═══ Source data ═══

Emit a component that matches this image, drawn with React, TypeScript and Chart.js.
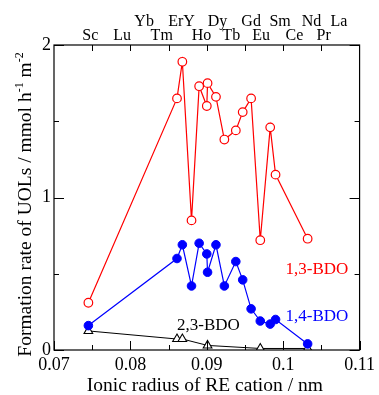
import React, { useEffect, useRef } from "react";
import { Chart, registerables } from "chart.js";

Chart.register(...registerables);

// ---- data ----
const radius13: number[] = [0.0745, 0.0861, 0.0868, 0.088, 0.089, 0.090, 0.0901, 0.0912, 0.0923, 0.0938, 0.0947, 0.0958, 0.097, 0.0983, 0.099, 0.1032];
const bdo13: number[] = [0.31, 1.65, 1.89, 0.85, 1.73, 1.60, 1.75, 1.66, 1.38, 1.44, 1.56, 1.65, 0.72, 1.46, 1.15, 0.73];
const radius14: number[] = [0.0745, 0.0861, 0.0868, 0.088, 0.089, 0.090, 0.0901, 0.0912, 0.0923, 0.0938, 0.0947, 0.0958, 0.097, 0.0983, 0.099, 0.1032];
const bdo14: number[] = [0.16, 0.60, 0.69, 0.42, 0.70, 0.63, 0.51, 0.69, 0.42, 0.58, 0.46, 0.27, 0.19, 0.17, 0.20, 0.04];
const radius23: number[] = [0.0745, 0.0861, 0.0868, 0.0901, 0.097, 0.1032];
const bdo23: number[] = [0.125, 0.072, 0.072, 0.03, 0.01, 0.01];

// top element labels (two rows) and their positions in ionic-radius units
const elemUpper: string[] = ["Yb", "ErY", "Dy", "Gd", "Sm", "Nd", "La"];
const elemUpperAt: number[] = [0.0818, 0.0867, 0.0914, 0.0958, 0.0996, 0.1037, 0.1073];
const elemLower: string[] = ["Sc", "Lu", "Tm", "Ho", "Tb", "Eu", "Ce", "Pr"];
const elemLowerAt: number[] = [0.07475, 0.07893, 0.0841, 0.0893, 0.0932, 0.0971, 0.10146, 0.1053];

// series annotations
const annotText: string[] = ["1,3-BDO", "1,4-BDO", "2,3-BDO"];
const annotX: number[] = [0.1003, 0.1003, 0.0861];
const annotY: number[] = [0.498, 0.19, 0.131];
const annotColor: string[] = ["#ff0000", "#0000ff", "#000000"];

// axis ticks
const xMajor: number[] = [0.07, 0.08, 0.09, 0.1, 0.11];
const xMinor: number[] = [0.075, 0.085, 0.095, 0.105];
const xTop: number[] = [0.075, 0.08, 0.085, 0.09, 0.095, 0.1, 0.105];
const yMajor: number[] = [0, 1, 2];
const yMinor: number[] = [0.5, 1.5];

const FONT = "'Liberation Serif', 'Times New Roman', serif";

const toXY = (xs: number[], ys: number[]) => xs.map((x, i) => ({ x, y: ys[i] }));

const decorPlugin = {
  id: "decor",
  afterDraw(chart: any) {
    const { ctx, chartArea: a, scales } = chart;
    const xs = scales.x;
    const ys = scales.y;
    ctx.save();
    ctx.strokeStyle = "#000";
    ctx.lineWidth = 1.2;
    ctx.strokeRect(a.left, a.top, a.right - a.left, a.bottom - a.top);

    ctx.lineWidth = 1;
    ctx.beginPath();
    const vt = (v: number, len: number, bottom: boolean) => {
      const px = Math.round(xs.getPixelForValue(v)) + 0.5;
      if (bottom) {
        ctx.moveTo(px, a.bottom);
        ctx.lineTo(px, a.bottom - len);
      } else {
        ctx.moveTo(px, a.top);
        ctx.lineTo(px, a.top + len);
      }
    };
    xMajor.forEach((v) => vt(v, 9, true));
    xMinor.forEach((v) => vt(v, 5, true));
    xTop.forEach((v) => vt(v, 6, false));
    const ht = (v: number, len: number) => {
      const py = Math.round(ys.getPixelForValue(v)) + 0.5;
      ctx.moveTo(a.left, py);
      ctx.lineTo(a.left + len, py);
      ctx.moveTo(a.right, py);
      ctx.lineTo(a.right - len, py);
    };
    yMajor.forEach((v) => ht(v, 10));
    yMinor.forEach((v) => ht(v, 5));
    ctx.stroke();

    // top element labels
    ctx.fillStyle = "#000";
    ctx.font = `16px ${FONT}`;
    ctx.textAlign = "center";
    ctx.textBaseline = "alphabetic";
    elemUpper.forEach((t, i) => ctx.fillText(t, xs.getPixelForValue(elemUpperAt[i]), a.top - 19));
    elemLower.forEach((t, i) => ctx.fillText(t, xs.getPixelForValue(elemLowerAt[i]), a.top - 5));

    // annotations
    ctx.font = `17px ${FONT}`;
    ctx.textAlign = "left";
    annotText.forEach((t, i) => {
      ctx.fillStyle = annotColor[i];
      ctx.fillText(t, xs.getPixelForValue(annotX[i]), ys.getPixelForValue(annotY[i]));
    });

    // x title
    ctx.fillStyle = "#000";
    ctx.font = `19.5px ${FONT}`;
    ctx.textAlign = "center";
    ctx.fillText("Ionic radius of RE cation / nm", (a.left + a.right) / 2 - 2, 391);

    // y title with superscripts
    const parts: [string, boolean][] = [
      ["Formation rate of UOLs / mmol h", false],
      ["-1", true],
      [" m", false],
      ["-2", true],
    ];
    const big = `19.5px ${FONT}`;
    const small = `12px ${FONT}`;
    let total = 0;
    parts.forEach(([t, sup]) => {
      ctx.font = sup ? small : big;
      total += ctx.measureText(t).width;
    });
    ctx.translate(31, (a.top + a.bottom) / 2 + 7);
    ctx.rotate(-Math.PI / 2);
    ctx.textAlign = "left";
    let cx = -total / 2;
    parts.forEach(([t, sup]) => {
      ctx.font = sup ? small : big;
      ctx.fillText(t, cx, sup ? -8 : 0);
      cx += ctx.measureText(t).width;
    });
    ctx.restore();
  },
};

export default function App() {
  const ref = useRef<HTMLCanvasElement | null>(null);
  useEffect(() => {
    document.body.style.margin = "0";
    const canvas = ref.current;
    if (!canvas) return;
    const chart = new Chart(canvas, {
      type: "line",
      data: {
        datasets: [
          {
            label: "1,3-BDO",
            data: toXY(radius13, bdo13),
            borderColor: "#ff0000",
            backgroundColor: "#ffffff",
            borderWidth: 1.2,
            pointRadius: 4.3,
            pointBorderWidth: 1.2,
            pointStyle: "circle",
            order: 1,
          },
          {
            label: "1,4-BDO",
            data: toXY(radius14, bdo14),
            borderColor: "#0000ff",
            backgroundColor: "#0000ff",
            borderWidth: 1.2,
            pointRadius: 4.3,
            pointBorderWidth: 1,
            pointStyle: "circle",
            order: 2,
          },
          {
            label: "2,3-BDO",
            data: toXY(radius23, bdo23),
            borderColor: "#000000",
            backgroundColor: "#ffffff",
            borderWidth: 1,
            pointRadius: 5,
            pointBorderWidth: 1.1,
            pointStyle: "triangle",
            order: 3,
          },
        ],
      },
      options: {
        animation: false,
        responsive: false,
        layout: { padding: { top: 45, right: 16, left: 0, bottom: 0 } },
        plugins: { legend: { display: false }, tooltip: { enabled: false } },
        elements: { line: { tension: 0 } },
        scales: {
          x: {
            type: "linear",
            min: 0.07,
            max: 0.11,
            grid: { display: false, drawTicks: false },
            border: { display: false },
            ticks: {
              stepSize: 0.01,
              padding: 4,
              color: "#000",
              maxRotation: 0,
              autoSkip: false,
              font: { family: FONT, size: 18 },
              callback: (v: any) => String(Number(Number(v).toFixed(3))),
            },
            afterFit: (s: any) => {
              s.height = 45;
            },
          },
          y: {
            type: "linear",
            min: 0,
            max: 2,
            grid: { display: false, drawTicks: false },
            border: { display: false },
            ticks: {
              stepSize: 1,
              padding: 3,
              color: "#000",
              font: { family: FONT, size: 18 },
              callback: (v: any) => String(v),
            },
            afterFit: (s: any) => {
              s.width = 54;
            },
          },
        },
      },
      plugins: [decorPlugin],
    } as any);
    return () => chart.destroy();
  }, []);
  return (
    <div style={{ width: 379, height: 395 }}>
      <canvas ref={ref} width={379} height={395} style={{ display: "block" }} />
    </div>
  );
}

═══

■ **Task directions**: Without the pictures, please reproduce each line of the listing above exactly, from the first one through the line bearing "const elemLowerAt: number[]".

■ **Output of the task**:
Emit a component that matches this image, drawn with React, TypeScript and Chart.js.
import React, { useEffect, useRef } from "react";
import { Chart, registerables } from "chart.js";

Chart.register(...registerables);

// ---- data ----
const radius13: number[] = [0.0745, 0.0861, 0.0868, 0.088, 0.089, 0.090, 0.0901, 0.0912, 0.0923, 0.0938, 0.0947, 0.0958, 0.097, 0.0983, 0.099, 0.1032];
const bdo13: number[] = [0.31, 1.65, 1.89, 0.85, 1.73, 1.60, 1.75, 1.66, 1.38, 1.44, 1.56, 1.65, 0.72, 1.46, 1.15, 0.73];
const radius14: number[] = [0.0745, 0.0861, 0.0868, 0.088, 0.089, 0.090, 0.0901, 0.0912, 0.0923, 0.0938, 0.0947, 0.0958, 0.097, 0.0983, 0.099, 0.1032];
const bdo14: number[] = [0.16, 0.60, 0.69, 0.42, 0.70, 0.63, 0.51, 0.69, 0.42, 0.58, 0.46, 0.27, 0.19, 0.17, 0.20, 0.04];
const radius23: number[] = [0.0745, 0.0861, 0.0868, 0.0901, 0.097, 0.1032];
const bdo23: number[] = [0.125, 0.072, 0.072, 0.03, 0.01, 0.01];

// top element labels (two rows) and their positions in ionic-radius units
const elemUpper: string[] = ["Yb", "ErY", "Dy", "Gd", "Sm", "Nd", "La"];
const elemUpperAt: number[] = [0.0818, 0.0867, 0.0914, 0.0958, 0.0996, 0.1037, 0.1073];
const elemLower: string[] = ["Sc", "Lu", "Tm", "Ho", "Tb", "Eu", "Ce", "Pr"];
const elemLowerAt: number[] = [0.07475, 0.07893, 0.0841, 0.0893, 0.0932, 0.0971, 0.10146, 0.1053];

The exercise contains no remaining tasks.